Report every line in the listing below where the string "matplotlib" shows up.

⁂

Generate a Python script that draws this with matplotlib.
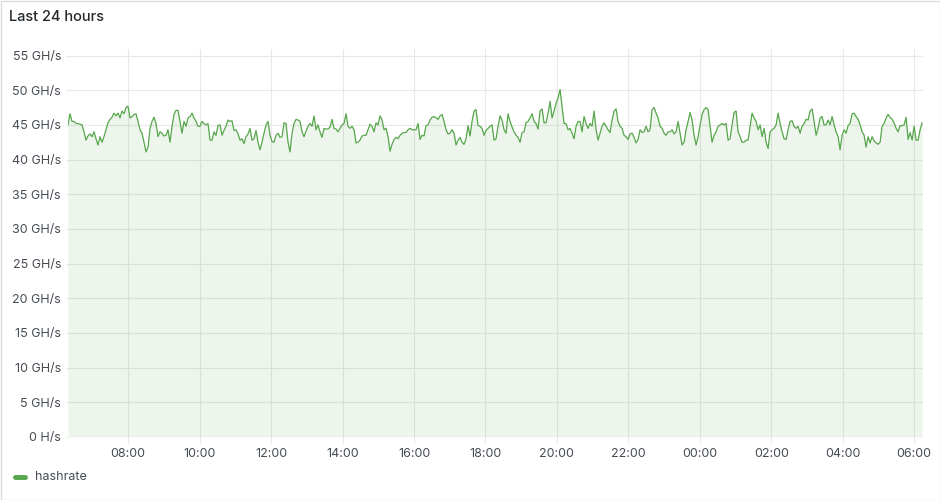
import numpy as np
import pandas as pd
import matplotlib
matplotlib.use("Agg")
import matplotlib.pyplot as plt
import matplotlib.dates as mdates
from matplotlib.patches import Rectangle
from matplotlib.lines import Line2D

# ---------------- data ----------------
title = "Last 24 hours"
series_name = "hashrate"
start_time = "2024-05-01 06:18:48"
end_time = "2024-05-02 06:13:30"
view_start = "2024-05-01 06:18:48"
view_end = "2024-05-02 06:15:00"

hashrate_ghs = [
    # segment 1
    45.0, 46.6, 45.5, 45.5, 45.2, 45.2, 45.1, 45.0, 44.0, 42.8, 43.4, 43.7, 43.3, 44.0, 43.0, 42.1,
    43.3, 42.5, 43.3, 44.3, 45.3, 45.8, 46.1, 46.7, 46.3, 46.7, 46.0, 47.0, 46.6, 47.5, 47.7, 46.0,
    46.2, 46.5, 46.6, 45.5, 44.3, 43.8, 42.5, 41.1, 41.8, 44.5, 45.5, 46.1, 45.2, 43.3, 44.0, 43.8,
    43.4, 43.5, 44.3, 42.5, 44.8, 46.5, 47.1, 47.1, 45.5, 43.8, 45.5, 44.8, 46.0, 46.2, 46.7, 46.0,
    45.5, 44.8, 44.8, 45.5, 45.2, 45.0, 45.2,
    # segment 2
    42.8, 42.8, 44.0, 43.5, 44.9, 45.0, 43.5, 44.2, 44.8, 45.7, 45.5, 45.6, 44.2, 44.3, 43.7, 42.8,
    43.0, 42.3, 43.3, 43.7, 44.5, 42.8, 43.0, 44.2, 42.5, 41.4, 42.5, 43.8, 45.0, 45.5, 43.5, 42.6,
    42.5, 43.5, 43.8, 43.2, 43.3, 45.3, 45.2, 42.5, 41.1, 43.8, 45.2, 45.8, 45.7, 45.5, 44.0, 43.3,
    44.1, 44.8, 45.2, 44.8, 46.3, 44.3, 45.0, 44.0, 43.2, 44.5, 44.4, 44.4, 44.7, 45.8, 44.5, 44.4,
    44.0, 44.5, 45.0, 45.2, 46.6, 44.8,
    # segment 3
    44.5, 44.8, 44.3, 42.4, 42.5, 42.8, 43.4, 43.5, 43.5, 44.3, 45.1, 44.8, 44.0, 45.3, 45.0, 46.3,
    45.7, 44.3, 44.5, 43.3, 41.2, 42.2, 42.9, 43.2, 43.0, 43.5, 43.8, 43.9, 43.9, 44.3, 44.5, 44.3,
    44.3, 44.3, 45.2, 42.9, 43.5, 43.4, 44.9, 45.0, 45.7, 46.1, 46.2, 46.0, 45.8, 46.3, 46.5, 45.5,
    44.3, 43.7, 43.8, 44.3, 43.8, 42.1, 42.8, 43.2, 42.5, 42.2, 43.0, 44.9, 43.4, 45.5, 47.0, 47.2,
    44.9, 44.8, 44.5, 43.5, 44.2, 44.5,
    # segment 4
    44.8, 45.0, 42.8, 43.0, 44.8, 46.3, 45.7, 44.3, 43.8, 46.6, 45.5, 44.7, 44.0, 43.5, 43.2, 42.5,
    43.9, 44.0, 45.3, 45.5, 46.0, 46.6, 45.5, 45.2, 44.4, 47.0, 47.3, 45.3, 45.3, 46.7, 48.4, 46.0,
    47.0, 48.1, 48.9, 50.1, 47.7, 45.2, 45.2, 44.3, 44.5, 43.8, 43.0, 44.8, 45.5, 45.5, 44.0, 46.2,
    45.2, 44.5, 45.2, 44.8, 47.0, 44.3, 42.8, 43.8, 44.8, 45.3, 44.8, 44.3, 43.9, 45.7, 47.0, 47.3,
    45.5, 44.8, 44.5, 43.5, 43.3, 42.9,
    # segment 5
    43.7, 43.8, 43.2, 42.4, 42.9, 44.3, 43.9, 44.0, 44.8, 44.0, 44.3, 47.2, 47.5, 46.7, 46.0, 44.8,
    44.5, 43.8, 43.5, 44.0, 44.0, 44.3, 43.7, 44.0, 45.5, 43.8, 42.1, 42.5, 44.3, 45.5, 46.8, 45.7,
    43.5, 42.1, 43.3, 45.0, 46.5, 47.2, 47.5, 47.2, 44.8, 42.5, 43.5, 44.0, 44.8, 45.0, 45.2, 45.0,
    45.2, 42.8, 43.0, 45.0, 46.8, 47.0, 44.0, 43.3, 42.5, 42.5, 42.8, 42.8, 44.8, 46.7, 46.0, 45.5,
    44.3, 45.0, 43.3, 44.5, 42.5, 41.6,
    # segment 6
    44.0, 44.3, 44.5, 45.0, 46.7, 45.2, 44.0, 43.0, 42.9, 44.3, 45.5, 45.6, 44.8, 44.5, 44.8, 43.8,
    44.8, 45.2, 45.8, 45.7, 47.0, 47.3, 45.5, 43.5, 44.5, 46.0, 46.2, 45.0, 45.0, 45.7, 45.0, 46.2,
    45.0, 44.0, 43.3, 41.4, 43.5, 44.3, 43.8, 44.9, 45.2, 46.6, 46.7, 46.2, 45.8, 45.0, 44.0, 43.5,
    41.8, 43.3, 42.4, 43.3, 42.7, 42.4, 42.2, 42.5, 44.8, 45.2, 46.0, 46.5, 46.1, 45.8, 45.3, 44.5,
    44.0, 44.9, 44.9, 45.0, 46.1, 42.9, 43.9, 42.8, 44.8, 42.8, 42.8, 44.3, 45.3,
]

y_ticks = [0, 5, 10, 15, 20, 25, 30, 35, 40, 45, 50, 55]
y_tick_labels = ["0 H/s", "5 GH/s", "10 GH/s", "15 GH/s", "20 GH/s", "25 GH/s",
                 "30 GH/s", "35 GH/s", "40 GH/s", "45 GH/s", "50 GH/s", "55 GH/s"]

# ---------------- style ----------------
plt.rcParams['font.family'] = ['Inter', 'DejaVu Sans']
LINE = '#56a64b'
GRID = '#e8e8e8'
TEXT = '#464c54'

W, H = 940, 500
fig = plt.figure(figsize=(W / 100, H / 100), dpi=100)
fig.patch.set_facecolor('white')

left, right, bottom, top = 68 / W, 923 / W, 1 - 437 / H, 1 - 48.6 / H
ax = fig.add_axes([left, bottom, right - left, top - bottom])

times = pd.date_range(start_time, end_time, periods=len(hashrate_ghs))
ax.fill_between(times, hashrate_ghs, 0, color=LINE, alpha=0.1, lw=0, zorder=2)
ax.plot(times, hashrate_ghs, color=LINE, lw=0.9, zorder=3)

ax.set_xlim(pd.Timestamp(view_start), pd.Timestamp(view_end))
ax.set_ylim(0, 56)
ax.set_yticks(y_ticks)
ax.set_yticklabels(y_tick_labels)
ax.xaxis.set_major_locator(mdates.HourLocator(byhour=range(0, 24, 2)))
ax.xaxis.set_major_formatter(mdates.DateFormatter('%H:%M'))

ax.grid(True, color=GRID, lw=0.8, zorder=0)
ax.set_axisbelow(True)
for s in ax.spines.values():
    s.set_visible(False)
ax.tick_params(axis='y', length=1.5, color=GRID, pad=3.5, labelsize=9, labelcolor=TEXT)
ax.tick_params(axis='x', length=4.5, color=GRID, pad=3.5, labelsize=9, labelcolor=TEXT)

# panel border
fig.add_artist(Rectangle((0.5 / W, 0.5 / H), 1 - 1 / W, 1 - 1 / H, transform=fig.transFigure,
                         fill=False, edgecolor='#dcdde0', lw=1))

# title
fig.text(9 / W, 1 - 17 / H, title, fontsize=10.5, fontweight='medium', color='#24292e',
         ha='left', va='center')

# legend
fig.add_artist(Line2D([15 / W, 25 / W], [1 - 477 / H] * 2, transform=fig.transFigure,
                      color=LINE, lw=3.5, solid_capstyle='round'))
fig.text(35 / W, 1 - 477 / H, series_name, fontsize=9, color=TEXT, ha='left', va='center')

fig.savefig('out.png', dpi=100, facecolor='white')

⁂

- **Exercise solution**
Generate a Python script that draws this with matplotlib.
import matplotlib
matplotlib.use("Agg")
import matplotlib.pyplot as plt
import matplotlib.dates as mdates
from matplotlib.patches import Rectangle
from matplotlib.lines import Line2D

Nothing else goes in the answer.